*TO BE DONE:*
Transcribe word for word only the span whose first line is the one with "Write a Python" and whose last line is the one with "import plotly.graph_objects as go"; both of those lines belong to it.
***** EXERCISE INPUTS
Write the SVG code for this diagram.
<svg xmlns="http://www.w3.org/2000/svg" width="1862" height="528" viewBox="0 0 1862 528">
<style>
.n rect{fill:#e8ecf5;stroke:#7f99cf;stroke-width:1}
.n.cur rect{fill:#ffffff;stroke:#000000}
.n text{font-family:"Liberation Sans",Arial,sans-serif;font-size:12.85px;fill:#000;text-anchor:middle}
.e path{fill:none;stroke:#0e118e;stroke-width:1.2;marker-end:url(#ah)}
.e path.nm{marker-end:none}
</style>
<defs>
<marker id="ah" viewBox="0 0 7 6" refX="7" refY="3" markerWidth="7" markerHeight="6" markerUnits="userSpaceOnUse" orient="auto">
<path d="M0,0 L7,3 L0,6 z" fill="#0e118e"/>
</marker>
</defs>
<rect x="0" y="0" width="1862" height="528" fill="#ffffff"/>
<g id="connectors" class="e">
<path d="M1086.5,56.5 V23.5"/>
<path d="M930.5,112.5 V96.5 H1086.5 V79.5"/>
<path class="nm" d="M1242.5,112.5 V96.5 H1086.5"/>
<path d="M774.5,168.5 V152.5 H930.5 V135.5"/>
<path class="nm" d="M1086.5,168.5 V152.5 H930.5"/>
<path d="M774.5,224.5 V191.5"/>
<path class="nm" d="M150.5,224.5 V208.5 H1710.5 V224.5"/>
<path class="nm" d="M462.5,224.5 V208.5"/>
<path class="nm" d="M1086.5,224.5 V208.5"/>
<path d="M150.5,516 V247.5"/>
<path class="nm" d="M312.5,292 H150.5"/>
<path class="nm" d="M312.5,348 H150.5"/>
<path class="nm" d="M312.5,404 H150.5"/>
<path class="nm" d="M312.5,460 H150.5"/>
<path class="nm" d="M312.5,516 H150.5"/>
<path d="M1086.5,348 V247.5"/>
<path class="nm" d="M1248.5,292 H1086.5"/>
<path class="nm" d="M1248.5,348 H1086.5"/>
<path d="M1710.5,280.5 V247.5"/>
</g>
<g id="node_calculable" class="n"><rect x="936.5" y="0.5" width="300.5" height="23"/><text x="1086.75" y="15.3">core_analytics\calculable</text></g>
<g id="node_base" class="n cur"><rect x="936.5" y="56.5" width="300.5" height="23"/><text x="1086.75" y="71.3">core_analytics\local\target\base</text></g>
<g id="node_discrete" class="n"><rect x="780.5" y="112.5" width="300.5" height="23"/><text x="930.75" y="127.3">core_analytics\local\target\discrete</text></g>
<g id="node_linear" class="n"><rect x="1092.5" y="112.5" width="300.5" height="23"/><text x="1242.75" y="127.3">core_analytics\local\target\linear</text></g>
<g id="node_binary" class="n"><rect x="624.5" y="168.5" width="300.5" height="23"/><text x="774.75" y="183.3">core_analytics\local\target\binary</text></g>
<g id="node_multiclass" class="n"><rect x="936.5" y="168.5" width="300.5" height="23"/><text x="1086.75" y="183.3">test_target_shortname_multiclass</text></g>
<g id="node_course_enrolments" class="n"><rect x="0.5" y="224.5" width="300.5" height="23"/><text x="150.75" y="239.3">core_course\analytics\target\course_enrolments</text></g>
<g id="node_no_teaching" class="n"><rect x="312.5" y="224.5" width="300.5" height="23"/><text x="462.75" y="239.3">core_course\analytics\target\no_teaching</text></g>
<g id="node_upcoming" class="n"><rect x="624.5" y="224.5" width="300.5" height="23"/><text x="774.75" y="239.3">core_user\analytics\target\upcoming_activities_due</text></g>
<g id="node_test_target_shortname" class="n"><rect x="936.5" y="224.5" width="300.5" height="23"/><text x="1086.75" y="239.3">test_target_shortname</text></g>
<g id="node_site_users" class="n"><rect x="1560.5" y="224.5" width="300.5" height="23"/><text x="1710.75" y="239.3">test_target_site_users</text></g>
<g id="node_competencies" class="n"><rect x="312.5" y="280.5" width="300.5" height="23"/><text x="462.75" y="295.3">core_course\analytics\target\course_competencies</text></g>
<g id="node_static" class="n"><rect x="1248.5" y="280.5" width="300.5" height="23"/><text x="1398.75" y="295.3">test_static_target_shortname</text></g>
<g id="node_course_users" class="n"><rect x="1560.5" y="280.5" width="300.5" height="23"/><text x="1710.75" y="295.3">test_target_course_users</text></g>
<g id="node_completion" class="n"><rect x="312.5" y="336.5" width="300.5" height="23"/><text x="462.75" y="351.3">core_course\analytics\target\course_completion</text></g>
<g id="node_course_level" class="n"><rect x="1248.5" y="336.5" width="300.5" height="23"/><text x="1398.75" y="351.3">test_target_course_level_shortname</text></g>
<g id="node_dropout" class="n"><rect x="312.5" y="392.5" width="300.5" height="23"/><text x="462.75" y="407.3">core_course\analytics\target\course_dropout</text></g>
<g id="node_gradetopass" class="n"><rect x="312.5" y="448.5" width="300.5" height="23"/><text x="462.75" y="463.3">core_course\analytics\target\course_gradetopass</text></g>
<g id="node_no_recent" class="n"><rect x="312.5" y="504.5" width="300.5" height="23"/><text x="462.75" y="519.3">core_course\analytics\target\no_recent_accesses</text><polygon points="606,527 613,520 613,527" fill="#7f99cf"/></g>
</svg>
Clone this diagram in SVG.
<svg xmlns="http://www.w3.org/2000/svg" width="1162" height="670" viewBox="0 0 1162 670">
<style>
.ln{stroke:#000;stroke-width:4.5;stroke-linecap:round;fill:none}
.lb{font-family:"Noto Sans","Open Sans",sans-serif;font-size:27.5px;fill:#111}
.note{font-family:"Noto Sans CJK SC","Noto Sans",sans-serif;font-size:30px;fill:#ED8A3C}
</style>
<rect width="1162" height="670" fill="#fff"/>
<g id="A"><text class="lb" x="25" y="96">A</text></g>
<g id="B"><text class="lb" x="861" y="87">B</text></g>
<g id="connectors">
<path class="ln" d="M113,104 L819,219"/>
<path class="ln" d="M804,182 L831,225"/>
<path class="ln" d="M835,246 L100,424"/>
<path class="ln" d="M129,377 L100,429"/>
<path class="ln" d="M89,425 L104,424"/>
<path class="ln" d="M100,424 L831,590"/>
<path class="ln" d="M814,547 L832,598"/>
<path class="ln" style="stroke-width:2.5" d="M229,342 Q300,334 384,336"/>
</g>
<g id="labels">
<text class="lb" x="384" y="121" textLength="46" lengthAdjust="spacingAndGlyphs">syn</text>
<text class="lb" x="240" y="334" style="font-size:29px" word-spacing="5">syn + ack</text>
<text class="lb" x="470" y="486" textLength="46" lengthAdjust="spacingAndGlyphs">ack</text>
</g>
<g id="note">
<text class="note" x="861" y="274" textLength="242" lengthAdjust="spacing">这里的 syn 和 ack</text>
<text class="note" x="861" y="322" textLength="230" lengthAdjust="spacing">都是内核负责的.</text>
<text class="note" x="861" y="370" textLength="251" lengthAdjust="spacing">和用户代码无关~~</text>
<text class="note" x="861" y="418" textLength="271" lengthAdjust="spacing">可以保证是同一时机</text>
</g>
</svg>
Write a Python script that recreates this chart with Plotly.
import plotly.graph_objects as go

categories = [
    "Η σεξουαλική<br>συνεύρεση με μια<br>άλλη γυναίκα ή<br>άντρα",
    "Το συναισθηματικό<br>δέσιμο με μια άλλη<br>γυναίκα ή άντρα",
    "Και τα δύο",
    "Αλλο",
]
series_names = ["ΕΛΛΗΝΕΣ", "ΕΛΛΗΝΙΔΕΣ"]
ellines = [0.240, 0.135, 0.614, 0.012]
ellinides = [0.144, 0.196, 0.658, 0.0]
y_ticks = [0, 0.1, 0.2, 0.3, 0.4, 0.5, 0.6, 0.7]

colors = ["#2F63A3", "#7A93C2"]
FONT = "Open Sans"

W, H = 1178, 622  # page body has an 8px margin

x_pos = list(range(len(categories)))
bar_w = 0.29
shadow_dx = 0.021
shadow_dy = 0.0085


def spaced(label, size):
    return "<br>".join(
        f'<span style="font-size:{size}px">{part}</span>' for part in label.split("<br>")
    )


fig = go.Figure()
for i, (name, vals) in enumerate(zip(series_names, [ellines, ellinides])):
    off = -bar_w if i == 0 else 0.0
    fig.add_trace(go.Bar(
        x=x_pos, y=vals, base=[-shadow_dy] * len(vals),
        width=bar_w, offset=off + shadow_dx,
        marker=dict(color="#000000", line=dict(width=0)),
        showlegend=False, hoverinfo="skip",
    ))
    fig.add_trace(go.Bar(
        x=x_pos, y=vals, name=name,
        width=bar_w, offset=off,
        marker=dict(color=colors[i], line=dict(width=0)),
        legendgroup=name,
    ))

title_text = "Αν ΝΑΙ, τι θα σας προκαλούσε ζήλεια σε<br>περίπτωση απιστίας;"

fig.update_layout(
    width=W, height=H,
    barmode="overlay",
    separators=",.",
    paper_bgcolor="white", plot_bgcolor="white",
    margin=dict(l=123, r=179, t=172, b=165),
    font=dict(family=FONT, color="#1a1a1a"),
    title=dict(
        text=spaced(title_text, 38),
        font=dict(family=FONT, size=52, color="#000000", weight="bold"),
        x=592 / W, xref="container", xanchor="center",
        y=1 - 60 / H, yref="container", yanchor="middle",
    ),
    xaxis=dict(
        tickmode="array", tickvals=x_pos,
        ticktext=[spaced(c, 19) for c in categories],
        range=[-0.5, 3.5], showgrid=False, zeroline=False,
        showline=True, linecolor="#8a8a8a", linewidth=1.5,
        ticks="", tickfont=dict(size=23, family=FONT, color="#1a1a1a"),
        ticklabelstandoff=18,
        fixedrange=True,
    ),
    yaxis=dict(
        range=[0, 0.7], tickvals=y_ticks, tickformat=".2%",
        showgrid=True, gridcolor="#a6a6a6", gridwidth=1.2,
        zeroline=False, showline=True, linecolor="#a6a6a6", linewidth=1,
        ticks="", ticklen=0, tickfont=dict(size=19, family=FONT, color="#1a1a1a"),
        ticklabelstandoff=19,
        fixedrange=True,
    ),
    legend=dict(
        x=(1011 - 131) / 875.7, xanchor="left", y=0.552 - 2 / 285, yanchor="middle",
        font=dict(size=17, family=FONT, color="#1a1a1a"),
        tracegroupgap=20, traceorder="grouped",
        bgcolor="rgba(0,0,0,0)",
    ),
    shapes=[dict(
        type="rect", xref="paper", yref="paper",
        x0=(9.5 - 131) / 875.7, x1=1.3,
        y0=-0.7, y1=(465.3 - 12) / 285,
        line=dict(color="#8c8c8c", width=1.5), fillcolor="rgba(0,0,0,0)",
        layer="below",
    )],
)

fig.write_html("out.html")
**********
*COMPLETE OUTPUT:*
Write a Python script that recreates this chart with Plotly.
import plotly.graph_objects as go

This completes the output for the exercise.